Bahkan dengan membeli hanya 20.000
pedet itu pun sudah dianggap mengguncangkan. Harga pasar pedet naik. Peternak
kecil yang bisnisnya penggemukan sapi merasa dirugikan.
Maka para ahli yang hadir dalam
diskusi itu, di antaranya Prof Syamsuddin Hasan dari Unhas, Prof Damriyasa
(Udayana), Prof Priyo Bintoro, Prof Sunarso (keduanya dari Undip), Prof Ali
Agus (UGM), Dr Ahmad Shodiq (Unsoed), Dr Saitul Fakhri (Universitas Jambi), Dr
Bess Tiesnamurti, Prof Syamsul Bahri, Prof Kusuma Dwiyanto, Ir Abu Bakar
(ketiganya dari Kementan), sepakat minta BUMN tidak hanya fokus menggemukkan
sapi tapi juga memproduksi pedet.
Para praktisi peternakan sapi dari
berbagai daerah yang hadir juga menyuarakan hal yang sama. Yang diharapkan
bukan BUMN yang membeli pedet peternak, tapi peternak bisa membeli pedet dari
BUMN.
Memang juga banyak data yang
dipersoalkan hari itu. Terutama data jumlah sapi yang selama ini dianggap
benar: 14 juta. Kalau angka itu benar mestinya impor daging tidak diperlukan
lagi.
Demikian juga data produksi dan
penyaluran sperma beku untuk perkawinan buatan/pembuahan buatan. Kalau benar
data yang terpublikasikan selama ini, mestinya tidak akan kekurangan pedet.
Kalau pun perkawinan buatan itu hanya berhasil 60 persennya (teorinya sampai 80
persen) mestinya ada 1,5 juta pedet lahir setiap tahun.
Dari diskusi yang intensif tersebut
BUMN harus mau bekerja lebih keras, lebih njelimet, lebih mendasar dan lebih
susah: memproduksi pedet dari kebun-kebun sawit. Dengan menggunakan daun sawit
yang gratis, biaya "membuat" satu pedet yang mestinya Rp 9 juta per
ekor tadi bisa ditekan menjadi Rp 4 juta per ekor.
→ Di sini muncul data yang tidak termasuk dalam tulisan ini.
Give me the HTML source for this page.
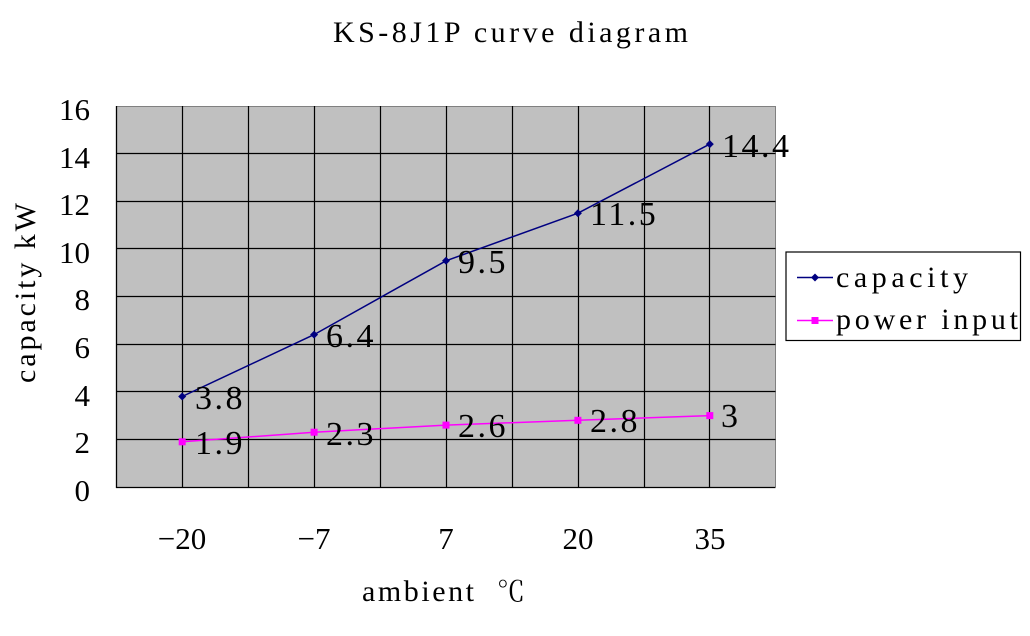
<!DOCTYPE html>
<html>
<head>
<meta charset="utf-8">
<style>
  html,body{margin:0;padding:0;background:#fff;}
  svg{display:block;}
</style>
</head>
<body>
<svg width="1030" height="636" viewBox="0 0 1030 636" xmlns="http://www.w3.org/2000/svg">
  <rect x="0" y="0" width="1030" height="636" fill="#ffffff"/>

  <!-- Title -->
  <text x="333" y="42" font-family="'Liberation Serif', serif" font-size="30" fill="#000" textLength="355" lengthAdjust="spacing">KS-8J1P curve diagram</text>

  <!-- Plot area -->
  <rect x="116.5" y="106" width="659" height="381" fill="#c0c0c0"/>
  <line x1="116.5" y1="106.5" x2="775.5" y2="106.5" stroke="#808080" stroke-width="1"/>
  <line x1="775.5" y1="106" x2="775.5" y2="487" stroke="#808080" stroke-width="1"/>

  <!-- horizontal gridlines -->
  <g stroke="#000" stroke-width="1.2">
    <line x1="116.5" y1="439.5" x2="775.5" y2="439.5"/>
    <line x1="116.5" y1="391.5" x2="775.5" y2="391.5"/>
    <line x1="116.5" y1="344.5" x2="775.5" y2="344.5"/>
    <line x1="116.5" y1="296.5" x2="775.5" y2="296.5"/>
    <line x1="116.5" y1="248.5" x2="775.5" y2="248.5"/>
    <line x1="116.5" y1="201.5" x2="775.5" y2="201.5"/>
    <line x1="116.5" y1="153.5" x2="775.5" y2="153.5"/>
  </g>
  <!-- vertical gridlines -->
  <g stroke="#000" stroke-width="1.2">
    <line x1="182.5" y1="106" x2="182.5" y2="487"/>
    <line x1="248.5" y1="106" x2="248.5" y2="487"/>
    <line x1="314.5" y1="106" x2="314.5" y2="487"/>
    <line x1="380.5" y1="106" x2="380.5" y2="487"/>
    <line x1="446.5" y1="106" x2="446.5" y2="487"/>
    <line x1="512.5" y1="106" x2="512.5" y2="487"/>
    <line x1="578.5" y1="106" x2="578.5" y2="487"/>
    <line x1="644.5" y1="106" x2="644.5" y2="487"/>
    <line x1="709.5" y1="106" x2="709.5" y2="487"/>
  </g>
  <!-- axes -->
  <line x1="116.5" y1="106" x2="116.5" y2="488" stroke="#000" stroke-width="1.3"/>
  <line x1="116" y1="487.5" x2="775.5" y2="487.5" stroke="#000" stroke-width="1.3"/>

  <!-- Y tick labels -->
  <g font-family="'Liberation Serif', serif" font-size="31" fill="#000" text-anchor="end">
    <text x="90" y="120">16</text>
    <text x="90" y="168">14</text>
    <text x="90" y="215">12</text>
    <text x="90" y="263">10</text>
    <text x="90" y="310">8</text>
    <text x="90" y="358">6</text>
    <text x="90" y="406">4</text>
    <text x="90" y="453">2</text>
    <text x="90" y="501">0</text>
  </g>

  <!-- X tick labels -->
  <g font-family="'Liberation Serif', serif" font-size="31" fill="#000" text-anchor="middle">
    <text x="182" y="549">−20</text>
    <text x="314" y="549">−7</text>
    <text x="446" y="549">7</text>
    <text x="578" y="549">20</text>
    <text x="710" y="549">35</text>
  </g>

  <!-- Axis titles -->
  <text x="362" y="601" font-family="'Liberation Serif', serif" font-size="30" fill="#000" textLength="112" lengthAdjust="spacing">ambient</text>
  <text x="497" y="601" font-family="'Liberation Serif', 'Noto Serif CJK SC', serif" font-size="28" fill="#000">℃</text>

  <text transform="translate(35,293) rotate(-90)" text-anchor="middle" font-family="'Liberation Serif', serif" font-size="30" fill="#000" textLength="180" lengthAdjust="spacing">capacity kW</text>

  <!-- capacity series -->
  <polyline points="182.2,396.5 314.1,334.6 446,260.8 577.9,213.2 709.8,144.1" fill="none" stroke="#000080" stroke-width="1.5"/>
  <g fill="#000080">
    <polygon points="182.2,392.5 186.2,396.5 182.2,400.5 178.2,396.5"/>
    <polygon points="314.1,330.6 318.1,334.6 314.1,338.6 310.1,334.6"/>
    <polygon points="446,256.8 450,260.8 446,264.8 442,260.8"/>
    <polygon points="577.9,209.2 581.9,213.2 577.9,217.2 573.9,213.2"/>
    <polygon points="709.8,140.1 713.8,144.1 709.8,148.1 705.8,144.1"/>
  </g>

  <!-- power input series -->
  <polyline points="182.2,441.8 314.1,432.2 446,425.1 577.9,420.3 709.8,415.6" fill="none" stroke="#ff00ff" stroke-width="1.5"/>
  <g fill="#ff00ff">
    <rect x="178.7" y="438.3" width="7" height="7"/>
    <rect x="310.6" y="428.7" width="7" height="7"/>
    <rect x="442.5" y="421.6" width="7" height="7"/>
    <rect x="574.4" y="416.8" width="7" height="7"/>
    <rect x="706.3" y="412.1" width="7" height="7"/>
  </g>

  <!-- data labels -->
  <g font-family="'Liberation Serif', serif" font-size="34" fill="#000" letter-spacing="2.5">
    <text x="195" y="409">3.8</text>
    <text x="326" y="347">6.4</text>
    <text x="458" y="273">9.5</text>
    <text x="590" y="225">11.5</text>
    <text x="722" y="157">14.4</text>

    <text x="195" y="454">1.9</text>
    <text x="326" y="445">2.3</text>
    <text x="458" y="437">2.6</text>
    <text x="590" y="432">2.8</text>
    <text x="721" y="427">3</text>
  </g>

  <!-- Legend -->
  <rect x="786" y="252" width="234.5" height="88.5" fill="#ffffff" stroke="#000" stroke-width="1.2"/>
  <line x1="797" y1="277.5" x2="833" y2="277.5" stroke="#000080" stroke-width="1.5"/>
  <polygon points="815,273.5 819,277.5 815,281.5 811,277.5" fill="#000080"/>
  <line x1="797" y1="320.5" x2="833" y2="320.5" stroke="#ff00ff" stroke-width="1.5"/>
  <rect x="811.5" y="317" width="7" height="7" fill="#ff00ff"/>
  <text x="836" y="287" font-family="'Liberation Serif', serif" font-size="30" fill="#000" textLength="132" lengthAdjust="spacing">capacity</text>
  <text x="836" y="329" font-family="'Liberation Serif', serif" font-size="30" fill="#000" textLength="182" lengthAdjust="spacing">power input</text>
</svg>
</body>
</html>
BUMN juga harus lebih sabar. Kalau
menggemukkan sapi sudah bisa menjualnya enam bulan kemudian, memproduksi pedet
baru bisa menghasilkan setelah dua tahun.
Ternyata begitu sulit mengurus sapi.
Lebih enak kalau tinggal makan dagingnya.
Lebih enak lagi kalau tanpa susah-susah bisa dapat komisi Rp 5.000 per kg daging yang diimpor!
Lebih enak lagi kalau tanpa susah-susah bisa dapat komisi Rp 5.000 per kg daging yang diimpor!
Tidak perlu susah, tidak perlu
mencium bau sapi, tidak perlu mencari rumput, tidak perlu mikir. Cukup dengan
bekerja di lobby hotel dan di kamar hotel hasilnya langsung nyata!
"Peternak lobby hotel"
seperti itu akan terus tumbuh subur. Impor daging sangat menguntungkan. Harga
daging di luar negeri sangat murah. Menteri Perdagangan, Gita Wirjawan, pernah
mengatakan harga daging di Singapura hanya Rp 45.000 per kg. Bandingkan dengan
di Jakarta yang Rp 90.000 per kg. Padahal daging di Singapura itu juga daging
impor.
Proses perizinan untuk suatu
perdagangan yang menghasilkan laba yang begitu besar tentu tidak sehat. Karena
itu dalam diskusi tersebut kembali dibicarakan ide Dirut PT Rajawali Nusantara
Indonesia (Persero), Ismed Hasan Putro ini: perusahaan yang diberi izin impor
daging harus menggunakan sebagian labanya untuk memproduksi pedet di dalam
negeri. Entah dengan impor pedet atau dengan impor sapi betina produktif.
Atau dibalik:
perusahaan-perusahaan/koperasi/kelompok tani yang selama ini
"berkorban" rugi Rp 4 juta per pedet itulah yang diberi izin untuk
impor daging!
Setiap persoalan ada jalan
keluarnya. Setiap masalah ada hikmahnya. Tapi beternak sapi di lobby hotel
jelas melanggar sunnatullah yang nyata!